A Critical Reasoning of GMAT IR News

The GMAT Prep Crunch

With recent statements from some of the world’s top business schools suggesting that Integrated Reasoning won’t be an integral factor in MBA admissions for at least the next admissions cycle and quite possibly for a couple more, a consensus has started to develop along the lines of “phew, don’t worry about IR…at all.”  This week, the MBA space has included articles with titles such as “Schools to Ignore Integrated Reasoning” and “Stanford Confirms that IR Doesn’t Matter (This Year).”  But since we do know that Critical Reasoning, a third of the verbal section, does matter, let’s hold this issue up to the Critical Reasoning precision-in-language standard to see which conclusions we can legitimately draw.

Stanford’s now-infamous blog post includes these quotes:

  • Rest assured that IR is new to us, too, and it’s going to take us (and our peer schools) some time before we know how to interpret it as it relates to the Stanford MBA Program.
  • For this application year, we will see your IR score if you have taken the new GMAT, but will focus on the verbal, quantitative, AWA, and total scores. Once we have had the chance to review IR scores in this first year, we will determine how to evaluate them in our process for next year.

So it’s certainly safe to conclude that you shouldn’t put too much stress or emphasis on Integrated Reasoning if you’re applying to Stanford this fall for 2013 admission.  But be careful when drawing further conclusions.  While the discussion boards may seem to suggest that “IR doesn’t matter, so you can blow it off,” recognize a few Critical Reasoning flaws in that particular argument:

Generalization – this post is attributable directly to Stanford GSB, and a few other quotes have emerged with similar language from admissions officers at Harvard, Wharton, and INSEAD.  But this doesn’t necessarily mean that all other top schools will feel the same way.  On a Critical Reasoning question, the conclusion “Integrated Reasoning does not matter for the 2013 business school intake” isn’t fully supported, as there are plenty of top business schools and the current evidence doesn’t apply to all of them.  In more colloquial GMAT speak, we know “some,” but a lot of the conclusions being drawn these days suggest “all.”  Be careful with generalization.

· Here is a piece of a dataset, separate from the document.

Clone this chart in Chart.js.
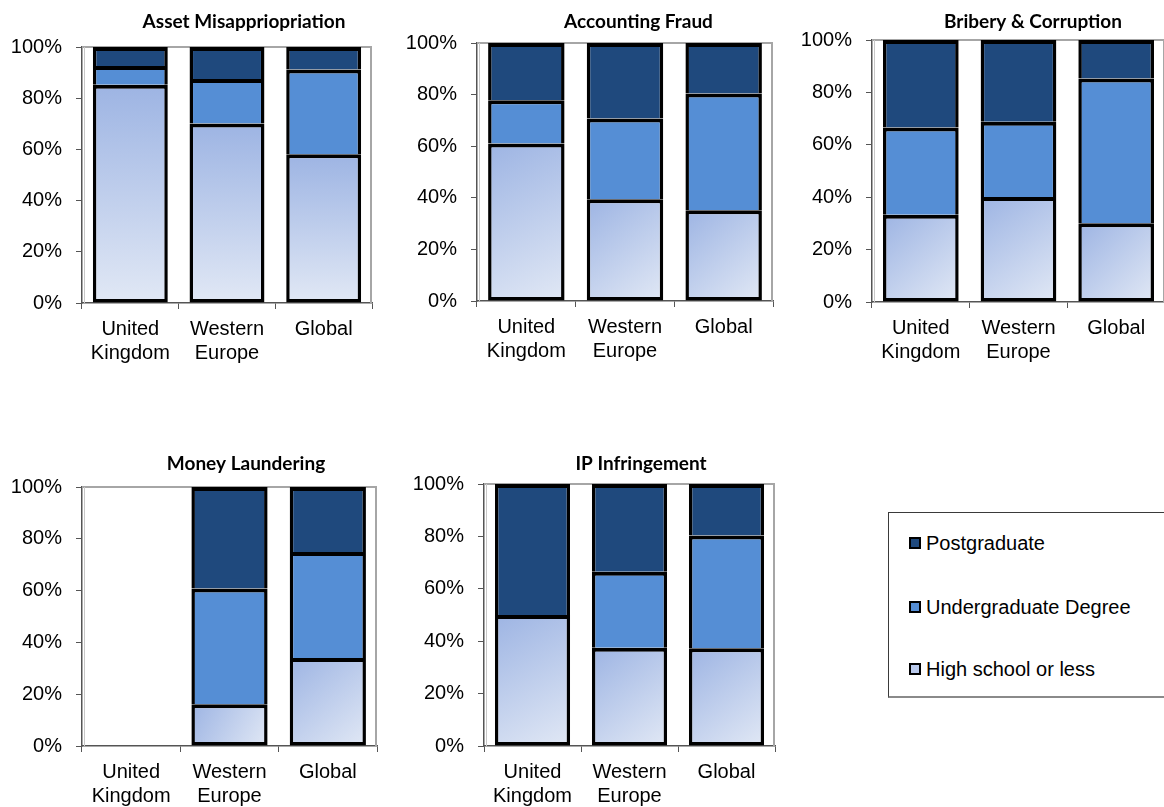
<!DOCTYPE html>
<html>
<head>
<meta charset="utf-8">
<script src="https://cdn.jsdelivr.net/npm/chart.js@4.4.1/dist/chart.umd.min.js"></script>
<style>
  html, body { margin: 0; padding: 0; background: #fff; }
  body { width: 1164px; height: 807px; position: relative; overflow: hidden; font-family: "Liberation Sans", Arial, sans-serif; }
  canvas.panel { position: absolute; }
  #legend { position: absolute; left: 888px; top: 512px; width: 340px; height: 186px;
            border: 1px solid #3a3a3a; border-bottom: 2px solid #8a8a8a; box-sizing: border-box; }
  .entry { position: absolute; left: 20px; height: 24px; display: flex; align-items: center;
           font-size: 20px; color: #000; white-space: nowrap; }
  .swatch { width: 12px; height: 12px; box-sizing: border-box; border: 2px solid #000; margin-right: 5px; }
</style>
</head>
<body>
<div id="legend"></div>
<script>
// Categories, series and tick labels
const categories = [['United', 'Kingdom'], ['Western', 'Europe'], 'Global'];
const seriesLabels = ['High school or less', 'Undergraduate Degree', 'Postgraduate'];
const yTickValues = [0, 20, 40, 60, 80, 100];
const panelTitles = ['Asset Misappriopriation', 'Accounting Fraud', 'Bribery & Corruption', 'Money Laundering', 'IP Infringement'];

// Share of fraudsters by education level (%), per region: UK, Western Europe, Global
const assetHighSchool        = [85.3, 70.1, 58.1];
const assetUndergraduate     = [7.3, 17.4, 33.1];
const assetPostgraduate      = [7.4, 12.5, 8.8];

const fraudHighSchool        = [61.0, 39.4, 35.2];
const fraudUndergraduate     = [16.8, 31.3, 45.2];
const fraudPostgraduate      = [22.2, 29.3, 19.6];

const briberyHighSchool      = [33.3, 40.1, 30.1];
const briberyUndergraduate   = [33.3, 28.7, 55.2];
const briberyPostgraduate    = [33.4, 31.2, 14.7];

const launderingHighSchool   = [null, 16.1, 34.0];
const launderingUndergraduate= [null, 44.7, 40.9];
const launderingPostgraduate = [null, 39.2, 25.1];

const ipHighSchool           = [50.0, 37.5, 37.3];
const ipUndergraduate        = [null, 29.0, 43.0];
const ipPostgraduate         = [50.0, 33.5, 19.7];

const panelSeries = [
  [assetHighSchool, assetUndergraduate, assetPostgraduate],
  [fraudHighSchool, fraudUndergraduate, fraudPostgraduate],
  [briberyHighSchool, briberyUndergraduate, briberyPostgraduate],
  [launderingHighSchool, launderingUndergraduate, launderingPostgraduate],
  [ipHighSchool, ipUndergraduate, ipPostgraduate]
];

// Plot-area rectangles on the page (left, top, right, bottom), title centre offset, gradient style
const panelLayout = [
  { l: 82,  t: 47,  r: 372,  b: 303, titleDx: 17,   titleY: 22,  vertical: true },
  { l: 477, t: 43,  r: 773,  b: 301, titleDx: 13.5, titleY: 22,  vertical: false },
  { l: 872, t: 40,  r: 1165, b: 302, titleDx: 14.5, titleY: 22,  vertical: false },
  { l: 82,  t: 487, r: 377,  b: 746, titleDx: 16.5, titleY: 464, vertical: false },
  { l: 484, t: 484, r: 775,  b: 746, titleDx: 11.5, titleY: 464, vertical: false }
];

const COLORS = {
  post: '#1f497d',
  under: '#558ed5',
  highDark: '#9db4e3',
  highLight: '#e1e8f5',
  highSwatch: '#b9c9ec'
};
const Y_AXIS_W = 82, TOP_PAD = 40, X_AXIS_H = 66, RIGHT_PAD = 4;
const AXIS_FONT = { family: '"Liberation Sans", Arial, sans-serif', size: 20 };
const BAR_BORDER = { top: 4, left: 3.5, right: 3.5, bottom: 3.5 };

// Gradient fill for the lowest segment, computed from each bar's own box
const gradientFill = {
  id: 'gradientFill',
  beforeDatasetsDraw(chart, args, opts) {
    const ctx = chart.ctx;
    const meta = chart.getDatasetMeta(0);
    meta.data.forEach(el => {
      if (el.skip || el.y == null || isNaN(el.y)) return;
      const left = el.x - el.width / 2, right = el.x + el.width / 2;
      const top = Math.min(el.y, el.base), bottom = Math.max(el.y, el.base);
      const g = opts.vertical
        ? ctx.createLinearGradient(0, top, 0, bottom)
        : ctx.createLinearGradient(left, top, right, bottom);
      g.addColorStop(0, COLORS.highDark);
      g.addColorStop(1, COLORS.highLight);
      el.options = Object.assign({}, el.options, { backgroundColor: g });
    });
  }
};

// Grey plot-area frame behind the bars
const plotFrame = {
  id: 'plotFrame',
  beforeDatasetsDraw(chart) {
    const { ctx, chartArea: a } = chart;
    ctx.save();
    ctx.strokeStyle = '#a6a6a6';
    ctx.lineWidth = 2;
    ctx.beginPath();
    ctx.moveTo(a.left + 1, a.top);
    ctx.lineTo(a.right - 1, a.top);
    ctx.lineTo(a.right - 1, a.bottom);
    ctx.stroke();
    ctx.strokeStyle = '#c8c8c8';
    ctx.lineWidth = 1;
    ctx.beginPath();
    ctx.moveTo(a.left + 2.5, a.top);
    ctx.lineTo(a.left + 2.5, a.bottom);
    ctx.stroke();
    ctx.restore();
  }
};

// Bold panel heading above each plot
const panelHeading = {
  id: 'panelHeading',
  afterDraw(chart, args, opts) {
    const { ctx, chartArea: a } = chart;
    ctx.save();
    ctx.font = 'bold 19px Lato, "Open Sans", sans-serif';
    ctx.fillStyle = '#000';
    ctx.textAlign = 'center';
    ctx.textBaseline = 'middle';
    ctx.fillText(opts.text, (a.left + a.right) / 2 + opts.dx, opts.y);
    ctx.restore();
  }
};

panelLayout.forEach((p, i) => {
  const canvas = document.createElement('canvas');
  canvas.className = 'panel';
  const w = (p.r - p.l) + Y_AXIS_W + RIGHT_PAD;
  const h = (p.b - p.t) + TOP_PAD + X_AXIS_H;
  const left = p.l - Y_AXIS_W, top = p.t - TOP_PAD;
  canvas.width = w; canvas.height = h;
  canvas.style.left = left + 'px';
  canvas.style.top = top + 'px';
  canvas.style.width = w + 'px';
  canvas.style.height = h + 'px';
  document.body.appendChild(canvas);

  const [hs, ug, pg] = panelSeries[i];
  const common = { borderColor: '#000', borderWidth: BAR_BORDER, barPercentage: 0.775, categoryPercentage: 1, inflateAmount: 0 };

  new Chart(canvas, {
    type: 'bar',
    data: {
      labels: categories,
      datasets: [
        Object.assign({ label: seriesLabels[0], data: hs, backgroundColor: COLORS.highSwatch, borderSkipped: false }, common),
        Object.assign({ label: seriesLabels[1], data: ug, backgroundColor: COLORS.under, borderSkipped: 'start' }, common),
        Object.assign({ label: seriesLabels[2], data: pg, backgroundColor: COLORS.post, borderSkipped: 'start' }, common)
      ]
    },
    options: {
      responsive: false,
      animation: false,
      devicePixelRatio: 1,
      layout: { padding: { left: 0, right: RIGHT_PAD, top: TOP_PAD, bottom: 0 } },
      plugins: {
        legend: { display: false },
        tooltip: { enabled: false },
        gradientFill: { vertical: p.vertical },
        panelHeading: { text: panelTitles[i], dx: p.titleDx, y: p.titleY - top }
      },
      scales: {
        x: {
          stacked: true,
          grid: { offset: true, drawOnChartArea: false, drawTicks: true, tickLength: 6, color: '#555', lineWidth: 1 },
          border: { display: true, color: '#555', width: 1.5 },
          ticks: { color: '#000', font: AXIS_FONT, padding: 8, maxRotation: 0, autoSkip: false },
          afterFit(scale) { scale.height = X_AXIS_H; }
        },
        y: {
          stacked: true,
          min: 0, max: 100,
          afterBuildTicks(scale) { scale.ticks = yTickValues.map(v => ({ value: v })); },
          grid: { drawOnChartArea: false, drawTicks: true, tickLength: 6, color: '#555', lineWidth: 1 },
          border: { display: true, color: '#555', width: 1.5 },
          ticks: { color: '#000', font: AXIS_FONT, padding: 14, callback: v => v + '%' },
          afterFit(scale) { scale.width = Y_AXIS_W; }
        }
      }
    },
    plugins: [plotFrame, gradientFill, panelHeading]
  });
});

// Legend listing the series from top of stack to bottom
const legendTops = [18, 82, 144];
const swatchColors = [COLORS.post, COLORS.under, COLORS.highSwatch];
const legend = document.getElementById('legend');
[2, 1, 0].forEach((s, k) => {
  const row = document.createElement('div');
  row.className = 'entry';
  row.style.top = legendTops[k] + 'px';
  const sw = document.createElement('span');
  sw.className = 'swatch';
  sw.style.background = swatchColors[k];
  const txt = document.createElement('span');
  txt.textContent = seriesLabels[s];
  row.appendChild(sw); row.appendChild(txt);
  legend.appendChild(row);
});
</script>
</body>
</html>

Precision in Language – the Stanford quote falls short of saying “we will not consider IR this year.”  It mentions that the GSB will “focus on” the other sections, that it will take time to know how to evaluate it, etc.  In fact, the quote even mentions that “we will see your IR score….” So if you’re drawing the conclusion that “even if I click randomly through the IR section, it will not affect my application to Stanford,” that’s not an absolute certainty (at least logically speaking).  When assessing Inference CR questions (those that ask you to draw a conclusion), it can often be helpful to try to create a hypothetical situation in which the facts in the stimulus are all true, but the conclusion in the answer choice is not.  If you wanted to hold the conclusion that “I can completely blow off IR and it won’t affect my application” up to that hypothetical test, think about this: what if you were a qualified candidate, but one of 1,500 “qualified” candidates for around 500 spots at a particular school.  And your application has a 1 – the minimum – score on the IR section.  Is it at least possible, given the statements we know to be true, that an admissions staffer could see the suggestion that you intentionally tanked a full section of the test as a negative for your application?  That they wouldn’t necessarily be using the score itself in admissions, but rather what that score says about you?  In a Critical Reasoning context, you could use that hypothetical to invalidate an answer choice.

Let’s examine one more example of Precision in Language:  Say that you’ve used the recent “news” to draw the conclusion that “I personally don’t need to worry about IR.”  Which hypothetical situations might void that conclusion?  Say that, for example, you were waitlisted and ultimately rejected at your top two schools and then decided that you’d rather reapply for 2014 admission than go to your safety school. If you blew off the IR section, but had an overall score that you liked, you might end up having to take the GMAT again just to get that IR score.